RICHMOND -- A ballooning budget deficit looms over the city, raising the specter of layoffs and prompting the City Council on Tuesday to pass a hiring freeze on most city departments.

"I would hope that with our financial circumstances that this would not even be debatable," Councilman Nat Bates said. "We can't spend money we don't have. We can't fill vacant positions. This is just a no-brainer."

The freeze passed 5-2, with Vice Mayor Jovanka Beckles and Councilman Tom Butt voting no.

Beckles said she recently talked to City Manager Bill Lindsay and believed that a de facto freeze was already in place but that Lindsay needed "wiggle room" to fill vital positions if necessary.

City manager Bill Lindsay, right, during a city council meeting in Richmond, Calif., on  Sept. 10, 2013.
City manager Bill Lindsay, right, during a city council meeting in Richmond, Calif., on Sept. 10, 2013. ( Bay Area News Group)

Plunging tax revenues and difficulty cutting the budget have forced the city to draw down its reserve funds to a level below the city's minimum guidelines, which call for the city to have 7 percent of its overall budget in reserve, jeopardizing its future credit rating.

The biggest reason for the shortfall was an unexpected 14.62 percent drop in property tax revenues last year, due in part to a destructive fire at Chevron's Richmond refinery in 2012, making Richmond the only city in Contra Costa County to see a decrease in property tax revenues at a time when housing prices are on the rebound.

Lindsay said last week that the current fiscal year deficit is about $7 million, and it's expected to balloon to as much as twice that next year based on preliminary projections.

The hiring freeze, proposed by Bates, excludes police and fire positions, which make up the bulk of the city's budget. The move reflects the council's unswerving commitment, especially to the city's Police Department, which has been credited in part with drastically reducing the city's crime rate in the past few years.

"I'm not going to support any layoff of public safety, period," Councilman Corky Boozé said.

But closing the gap without cuts to public safety could be unrealistic, given size of the shortfalls. In a memo sent to the council last week, Lindsay said "it is clear that the coming fiscal year will be extremely difficult financially," and he asked all department managers in the city to prepare plans with 17 percent cuts to their budgets.

"In dollar terms, this represents an approximate $20 million in operating budget reductions," Lindsay wrote, adding that "the magnitude of the projected budget shortfall will undoubtedly affect service levels."

The city's total expenditures are already down from a high of $146.4 million in 2011-12 to $132.6 million today, according to Lindsay.

Some council members already have eyes on what they want to cut.

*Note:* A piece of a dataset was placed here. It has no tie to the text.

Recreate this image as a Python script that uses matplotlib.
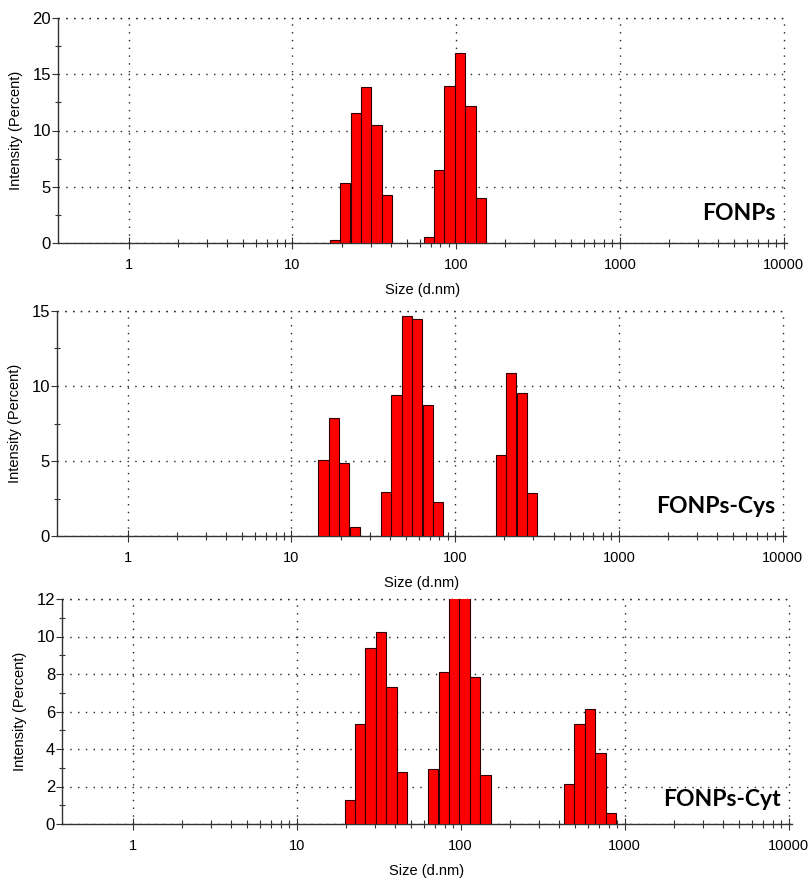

Boozé said he wants to focus cuts on the city's Code Enforcement Unit, the Office of Neighborhood Safety -- a novel program that looks to get violent offenders into job training or college -- and the public financing budget for public elections, which he called "political welfare."

But those three budget items represent just a fraction of the $20 million in reductions Lindsay is seeking. Proponents of those programs say they have been integral to the city's improvements in public safety and neighborhood aesthetics in recent years and have played a key role in ensuring that elected bodies include residents not funded by corporate sponsors.

"We are going to have layoffs, and people are going to be blindsided," Boozé said.

Lindsay has said "nothing is off the table" but won't go so far as to call layoffs imminent. About 780 people work for the city today, down from more than 900 in 2005.